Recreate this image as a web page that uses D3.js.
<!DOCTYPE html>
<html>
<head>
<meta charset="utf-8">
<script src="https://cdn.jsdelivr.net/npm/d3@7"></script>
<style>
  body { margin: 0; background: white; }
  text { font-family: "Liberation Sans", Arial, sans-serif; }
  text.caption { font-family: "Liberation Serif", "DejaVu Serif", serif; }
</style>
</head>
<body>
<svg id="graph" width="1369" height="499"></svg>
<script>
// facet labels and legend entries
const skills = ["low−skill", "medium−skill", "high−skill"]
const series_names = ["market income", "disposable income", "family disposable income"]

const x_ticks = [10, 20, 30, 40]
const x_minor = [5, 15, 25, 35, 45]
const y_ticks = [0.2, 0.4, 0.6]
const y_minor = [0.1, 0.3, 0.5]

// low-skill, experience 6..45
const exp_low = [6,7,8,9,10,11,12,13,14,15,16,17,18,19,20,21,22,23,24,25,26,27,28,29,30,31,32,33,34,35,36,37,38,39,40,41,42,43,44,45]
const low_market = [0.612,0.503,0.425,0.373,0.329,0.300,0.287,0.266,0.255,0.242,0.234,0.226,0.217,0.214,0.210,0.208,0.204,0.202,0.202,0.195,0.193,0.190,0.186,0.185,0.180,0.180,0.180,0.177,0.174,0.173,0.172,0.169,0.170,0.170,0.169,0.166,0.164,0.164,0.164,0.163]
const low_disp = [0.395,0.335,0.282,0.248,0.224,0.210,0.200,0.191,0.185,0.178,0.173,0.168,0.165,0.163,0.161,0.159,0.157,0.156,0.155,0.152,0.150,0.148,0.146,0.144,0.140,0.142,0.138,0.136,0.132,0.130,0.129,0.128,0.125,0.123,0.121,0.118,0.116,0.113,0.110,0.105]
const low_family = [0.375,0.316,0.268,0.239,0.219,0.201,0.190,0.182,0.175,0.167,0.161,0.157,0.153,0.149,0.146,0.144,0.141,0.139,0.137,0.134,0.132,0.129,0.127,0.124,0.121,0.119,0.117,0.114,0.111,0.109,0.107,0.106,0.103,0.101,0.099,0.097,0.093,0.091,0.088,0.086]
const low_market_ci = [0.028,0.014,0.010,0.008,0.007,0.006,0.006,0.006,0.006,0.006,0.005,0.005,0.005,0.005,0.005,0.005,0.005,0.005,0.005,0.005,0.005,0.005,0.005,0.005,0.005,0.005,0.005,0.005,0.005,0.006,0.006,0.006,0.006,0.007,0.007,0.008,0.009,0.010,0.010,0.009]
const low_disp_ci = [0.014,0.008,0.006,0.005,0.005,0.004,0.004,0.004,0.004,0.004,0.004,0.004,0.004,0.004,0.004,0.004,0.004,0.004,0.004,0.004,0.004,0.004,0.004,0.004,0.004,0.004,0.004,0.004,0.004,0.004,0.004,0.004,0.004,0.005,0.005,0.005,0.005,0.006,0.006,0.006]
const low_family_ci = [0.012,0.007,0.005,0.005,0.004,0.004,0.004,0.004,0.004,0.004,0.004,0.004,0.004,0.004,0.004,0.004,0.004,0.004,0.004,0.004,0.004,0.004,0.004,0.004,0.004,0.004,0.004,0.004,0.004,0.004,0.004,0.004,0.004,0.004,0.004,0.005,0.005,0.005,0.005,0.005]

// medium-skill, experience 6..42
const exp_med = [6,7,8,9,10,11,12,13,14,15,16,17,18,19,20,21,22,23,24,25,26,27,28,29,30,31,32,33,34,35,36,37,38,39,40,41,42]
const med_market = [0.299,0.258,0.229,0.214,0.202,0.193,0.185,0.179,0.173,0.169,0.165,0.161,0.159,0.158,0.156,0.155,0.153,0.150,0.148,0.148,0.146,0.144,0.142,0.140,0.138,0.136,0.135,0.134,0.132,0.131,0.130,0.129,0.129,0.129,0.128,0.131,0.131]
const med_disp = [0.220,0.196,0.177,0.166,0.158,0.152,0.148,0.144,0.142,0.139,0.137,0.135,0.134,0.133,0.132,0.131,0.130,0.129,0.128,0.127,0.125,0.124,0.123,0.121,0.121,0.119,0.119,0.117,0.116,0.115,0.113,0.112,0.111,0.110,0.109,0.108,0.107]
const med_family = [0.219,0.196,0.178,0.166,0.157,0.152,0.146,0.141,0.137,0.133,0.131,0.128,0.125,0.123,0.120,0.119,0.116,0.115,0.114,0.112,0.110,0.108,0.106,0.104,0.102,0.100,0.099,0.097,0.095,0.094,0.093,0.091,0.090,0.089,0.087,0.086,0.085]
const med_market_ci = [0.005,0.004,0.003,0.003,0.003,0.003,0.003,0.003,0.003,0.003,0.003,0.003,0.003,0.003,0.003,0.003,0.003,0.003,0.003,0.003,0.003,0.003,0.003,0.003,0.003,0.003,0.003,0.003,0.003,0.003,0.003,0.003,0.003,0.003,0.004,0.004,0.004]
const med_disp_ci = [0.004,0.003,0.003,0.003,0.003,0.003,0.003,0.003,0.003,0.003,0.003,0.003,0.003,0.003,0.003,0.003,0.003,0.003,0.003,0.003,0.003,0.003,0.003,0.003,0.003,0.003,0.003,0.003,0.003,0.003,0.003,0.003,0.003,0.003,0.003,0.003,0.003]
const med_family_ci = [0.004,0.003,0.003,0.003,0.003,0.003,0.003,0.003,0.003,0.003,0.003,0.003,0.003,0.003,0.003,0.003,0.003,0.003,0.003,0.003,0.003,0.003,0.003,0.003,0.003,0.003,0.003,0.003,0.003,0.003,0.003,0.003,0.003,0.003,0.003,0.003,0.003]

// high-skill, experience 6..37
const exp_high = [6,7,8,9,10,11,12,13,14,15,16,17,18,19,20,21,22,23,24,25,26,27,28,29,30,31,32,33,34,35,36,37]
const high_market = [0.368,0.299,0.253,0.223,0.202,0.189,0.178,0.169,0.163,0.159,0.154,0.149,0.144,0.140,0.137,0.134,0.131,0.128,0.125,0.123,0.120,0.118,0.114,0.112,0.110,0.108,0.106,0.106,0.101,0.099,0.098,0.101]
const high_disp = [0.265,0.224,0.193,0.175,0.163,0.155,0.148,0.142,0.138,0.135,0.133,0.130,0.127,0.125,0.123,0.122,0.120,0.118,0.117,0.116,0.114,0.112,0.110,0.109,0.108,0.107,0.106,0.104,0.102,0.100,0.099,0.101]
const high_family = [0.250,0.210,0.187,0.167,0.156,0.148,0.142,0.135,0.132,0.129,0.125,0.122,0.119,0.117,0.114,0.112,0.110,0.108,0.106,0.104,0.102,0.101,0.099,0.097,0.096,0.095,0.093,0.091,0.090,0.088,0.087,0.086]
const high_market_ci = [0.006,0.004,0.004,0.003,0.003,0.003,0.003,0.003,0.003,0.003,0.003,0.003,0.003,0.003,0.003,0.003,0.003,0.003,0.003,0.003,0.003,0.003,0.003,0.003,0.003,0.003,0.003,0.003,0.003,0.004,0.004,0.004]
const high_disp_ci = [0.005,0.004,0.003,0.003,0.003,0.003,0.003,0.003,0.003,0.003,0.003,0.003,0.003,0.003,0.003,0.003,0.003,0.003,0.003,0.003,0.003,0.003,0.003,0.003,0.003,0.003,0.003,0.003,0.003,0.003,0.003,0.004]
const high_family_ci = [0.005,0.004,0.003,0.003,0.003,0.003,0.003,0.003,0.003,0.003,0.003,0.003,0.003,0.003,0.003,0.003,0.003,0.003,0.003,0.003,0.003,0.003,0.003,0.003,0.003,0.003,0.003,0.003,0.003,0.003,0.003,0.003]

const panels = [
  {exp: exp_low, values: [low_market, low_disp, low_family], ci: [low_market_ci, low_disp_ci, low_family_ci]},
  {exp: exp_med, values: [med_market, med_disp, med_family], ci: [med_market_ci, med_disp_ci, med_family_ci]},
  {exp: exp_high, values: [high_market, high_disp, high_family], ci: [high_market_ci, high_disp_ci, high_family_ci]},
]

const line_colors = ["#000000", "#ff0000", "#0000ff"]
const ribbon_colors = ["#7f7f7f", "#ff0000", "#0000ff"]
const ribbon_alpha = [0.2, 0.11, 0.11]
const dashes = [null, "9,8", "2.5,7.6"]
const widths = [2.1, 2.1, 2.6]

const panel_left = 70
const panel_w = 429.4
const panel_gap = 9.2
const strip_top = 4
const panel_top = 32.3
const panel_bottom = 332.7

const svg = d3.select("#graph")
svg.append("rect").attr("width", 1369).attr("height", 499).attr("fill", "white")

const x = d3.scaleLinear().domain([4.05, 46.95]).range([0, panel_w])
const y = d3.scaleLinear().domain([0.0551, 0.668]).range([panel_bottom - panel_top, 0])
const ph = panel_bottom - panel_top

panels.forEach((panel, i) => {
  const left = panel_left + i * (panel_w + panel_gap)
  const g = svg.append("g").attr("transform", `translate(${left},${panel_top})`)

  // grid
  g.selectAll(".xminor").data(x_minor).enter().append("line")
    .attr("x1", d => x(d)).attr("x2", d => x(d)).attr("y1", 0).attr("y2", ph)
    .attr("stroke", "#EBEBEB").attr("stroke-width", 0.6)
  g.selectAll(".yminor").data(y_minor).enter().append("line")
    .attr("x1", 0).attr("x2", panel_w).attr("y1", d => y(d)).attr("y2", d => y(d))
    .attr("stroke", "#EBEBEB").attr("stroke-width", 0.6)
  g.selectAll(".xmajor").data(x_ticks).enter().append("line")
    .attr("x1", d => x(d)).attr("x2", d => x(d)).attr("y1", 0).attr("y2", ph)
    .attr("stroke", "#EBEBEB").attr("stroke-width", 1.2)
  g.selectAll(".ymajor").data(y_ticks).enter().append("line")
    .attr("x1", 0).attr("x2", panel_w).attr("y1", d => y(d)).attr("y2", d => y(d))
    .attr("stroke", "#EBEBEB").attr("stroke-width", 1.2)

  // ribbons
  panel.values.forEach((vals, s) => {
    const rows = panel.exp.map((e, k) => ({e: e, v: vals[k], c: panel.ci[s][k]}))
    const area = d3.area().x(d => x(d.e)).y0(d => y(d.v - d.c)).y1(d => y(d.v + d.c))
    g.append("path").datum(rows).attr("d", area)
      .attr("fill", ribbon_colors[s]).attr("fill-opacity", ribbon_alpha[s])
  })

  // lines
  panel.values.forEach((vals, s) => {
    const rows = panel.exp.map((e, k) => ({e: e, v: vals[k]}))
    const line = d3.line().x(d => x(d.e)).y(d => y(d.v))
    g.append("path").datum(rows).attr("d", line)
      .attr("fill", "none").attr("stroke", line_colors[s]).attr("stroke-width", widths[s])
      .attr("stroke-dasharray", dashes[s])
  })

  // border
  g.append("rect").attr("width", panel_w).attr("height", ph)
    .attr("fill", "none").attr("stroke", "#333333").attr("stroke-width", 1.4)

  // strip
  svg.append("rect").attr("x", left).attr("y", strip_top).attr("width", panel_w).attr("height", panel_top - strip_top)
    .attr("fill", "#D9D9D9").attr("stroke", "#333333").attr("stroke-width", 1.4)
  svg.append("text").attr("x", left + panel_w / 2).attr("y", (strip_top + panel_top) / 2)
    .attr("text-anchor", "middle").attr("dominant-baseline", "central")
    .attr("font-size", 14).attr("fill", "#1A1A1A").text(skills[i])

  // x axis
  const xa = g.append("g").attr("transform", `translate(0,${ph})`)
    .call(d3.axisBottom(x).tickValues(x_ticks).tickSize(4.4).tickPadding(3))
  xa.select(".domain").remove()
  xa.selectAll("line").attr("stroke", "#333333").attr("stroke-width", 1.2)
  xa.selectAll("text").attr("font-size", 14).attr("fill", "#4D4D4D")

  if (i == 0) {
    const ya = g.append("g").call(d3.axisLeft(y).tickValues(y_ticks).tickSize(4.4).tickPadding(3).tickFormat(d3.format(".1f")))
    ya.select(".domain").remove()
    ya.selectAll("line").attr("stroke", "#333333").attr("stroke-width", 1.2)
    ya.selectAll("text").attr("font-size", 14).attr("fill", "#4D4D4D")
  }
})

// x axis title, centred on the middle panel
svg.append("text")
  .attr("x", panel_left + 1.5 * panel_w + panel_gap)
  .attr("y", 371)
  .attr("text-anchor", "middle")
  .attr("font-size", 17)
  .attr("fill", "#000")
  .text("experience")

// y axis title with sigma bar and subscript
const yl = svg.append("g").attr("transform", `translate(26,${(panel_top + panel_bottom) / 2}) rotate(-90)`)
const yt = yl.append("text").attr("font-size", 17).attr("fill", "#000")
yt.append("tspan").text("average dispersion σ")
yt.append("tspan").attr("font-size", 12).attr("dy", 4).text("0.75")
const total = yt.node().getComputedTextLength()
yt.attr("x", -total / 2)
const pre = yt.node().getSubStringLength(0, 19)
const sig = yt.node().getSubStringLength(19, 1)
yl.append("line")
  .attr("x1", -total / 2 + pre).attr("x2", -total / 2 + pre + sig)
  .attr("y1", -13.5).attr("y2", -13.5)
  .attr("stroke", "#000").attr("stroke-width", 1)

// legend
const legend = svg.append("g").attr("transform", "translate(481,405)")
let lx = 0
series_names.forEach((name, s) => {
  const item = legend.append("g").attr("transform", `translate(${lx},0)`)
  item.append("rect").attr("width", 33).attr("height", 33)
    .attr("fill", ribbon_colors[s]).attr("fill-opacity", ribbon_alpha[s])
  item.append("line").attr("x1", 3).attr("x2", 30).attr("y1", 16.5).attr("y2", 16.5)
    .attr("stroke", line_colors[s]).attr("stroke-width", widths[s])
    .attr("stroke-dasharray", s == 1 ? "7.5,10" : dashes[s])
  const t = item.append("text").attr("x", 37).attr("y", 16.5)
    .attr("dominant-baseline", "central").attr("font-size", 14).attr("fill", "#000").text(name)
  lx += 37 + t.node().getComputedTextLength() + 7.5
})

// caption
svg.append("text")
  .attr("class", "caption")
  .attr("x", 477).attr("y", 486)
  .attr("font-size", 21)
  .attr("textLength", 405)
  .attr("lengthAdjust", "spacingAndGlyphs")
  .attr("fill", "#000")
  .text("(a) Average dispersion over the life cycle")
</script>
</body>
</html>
--
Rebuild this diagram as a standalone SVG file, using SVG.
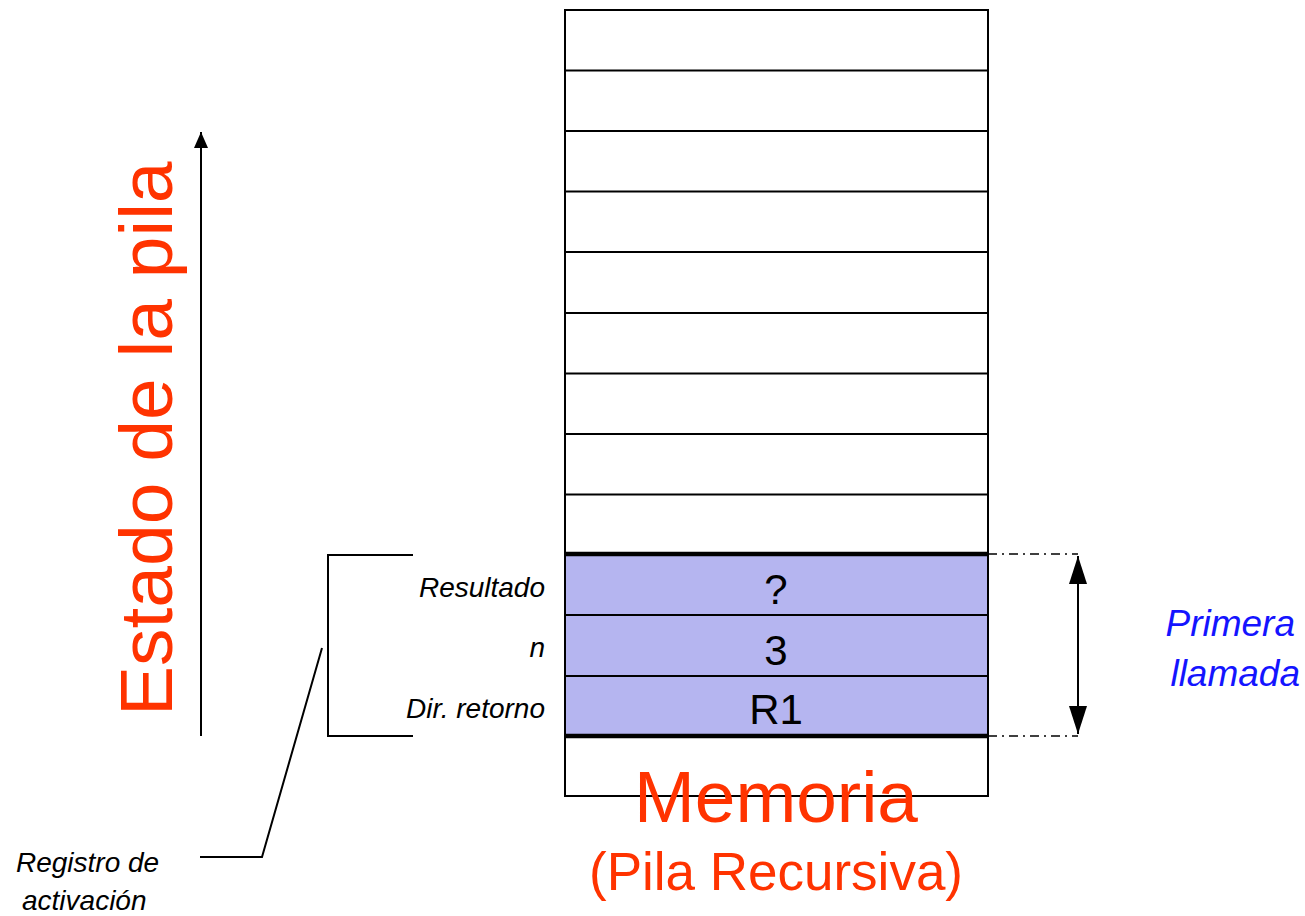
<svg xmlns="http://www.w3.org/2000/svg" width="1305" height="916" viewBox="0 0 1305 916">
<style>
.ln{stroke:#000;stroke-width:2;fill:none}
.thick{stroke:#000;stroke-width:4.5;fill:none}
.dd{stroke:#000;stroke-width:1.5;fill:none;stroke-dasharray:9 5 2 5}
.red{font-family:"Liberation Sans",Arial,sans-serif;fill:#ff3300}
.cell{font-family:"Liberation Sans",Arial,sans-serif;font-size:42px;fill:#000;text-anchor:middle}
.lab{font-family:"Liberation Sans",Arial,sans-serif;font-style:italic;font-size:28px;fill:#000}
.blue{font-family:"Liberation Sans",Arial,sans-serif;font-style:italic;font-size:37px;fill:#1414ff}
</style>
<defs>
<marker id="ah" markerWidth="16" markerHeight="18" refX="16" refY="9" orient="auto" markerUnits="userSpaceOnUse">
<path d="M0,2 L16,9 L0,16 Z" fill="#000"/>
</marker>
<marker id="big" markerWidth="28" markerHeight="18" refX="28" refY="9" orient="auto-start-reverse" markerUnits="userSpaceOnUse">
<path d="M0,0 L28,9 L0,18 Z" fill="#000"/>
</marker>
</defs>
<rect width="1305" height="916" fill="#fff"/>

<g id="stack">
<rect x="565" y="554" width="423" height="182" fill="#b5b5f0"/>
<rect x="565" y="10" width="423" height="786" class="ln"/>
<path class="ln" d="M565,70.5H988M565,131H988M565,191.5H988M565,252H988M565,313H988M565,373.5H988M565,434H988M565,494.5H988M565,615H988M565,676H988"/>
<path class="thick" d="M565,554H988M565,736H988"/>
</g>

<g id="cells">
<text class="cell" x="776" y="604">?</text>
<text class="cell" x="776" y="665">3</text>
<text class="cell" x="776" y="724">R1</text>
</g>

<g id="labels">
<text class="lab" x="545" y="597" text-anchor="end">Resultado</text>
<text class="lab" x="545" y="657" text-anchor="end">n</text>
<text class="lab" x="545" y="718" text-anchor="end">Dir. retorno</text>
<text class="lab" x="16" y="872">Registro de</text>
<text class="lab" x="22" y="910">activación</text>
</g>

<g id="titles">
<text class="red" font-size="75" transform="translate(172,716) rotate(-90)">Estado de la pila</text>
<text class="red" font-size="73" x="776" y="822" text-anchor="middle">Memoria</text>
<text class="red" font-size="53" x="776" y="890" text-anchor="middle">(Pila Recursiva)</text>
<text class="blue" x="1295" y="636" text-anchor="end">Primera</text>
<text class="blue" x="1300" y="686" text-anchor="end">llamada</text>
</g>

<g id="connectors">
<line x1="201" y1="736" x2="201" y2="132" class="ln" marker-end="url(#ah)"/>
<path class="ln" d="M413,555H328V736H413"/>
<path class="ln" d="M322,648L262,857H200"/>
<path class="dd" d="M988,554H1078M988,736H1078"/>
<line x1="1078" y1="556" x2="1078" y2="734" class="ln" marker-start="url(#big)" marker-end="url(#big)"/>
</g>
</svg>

_GIVEN EXERCISE_
Above are the records; from them, give again exactly the lines from the one containing "Recreate this image" to the one containing "const y_minor = [0.1, 0.3, 0.5]", both lines included, and nothing more.

_EXERCISE RESULT_
Recreate this image as a web page that uses D3.js.
<!DOCTYPE html>
<html>
<head>
<meta charset="utf-8">
<script src="https://cdn.jsdelivr.net/npm/d3@7"></script>
<style>
  body { margin: 0; background: white; }
  text { font-family: "Liberation Sans", Arial, sans-serif; }
  text.caption { font-family: "Liberation Serif", "DejaVu Serif", serif; }
</style>
</head>
<body>
<svg id="graph" width="1369" height="499"></svg>
<script>
// facet labels and legend entries
const skills = ["low−skill", "medium−skill", "high−skill"]
const series_names = ["market income", "disposable income", "family disposable income"]

const x_ticks = [10, 20, 30, 40]
const x_minor = [5, 15, 25, 35, 45]
const y_ticks = [0.2, 0.4, 0.6]
const y_minor = [0.1, 0.3, 0.5]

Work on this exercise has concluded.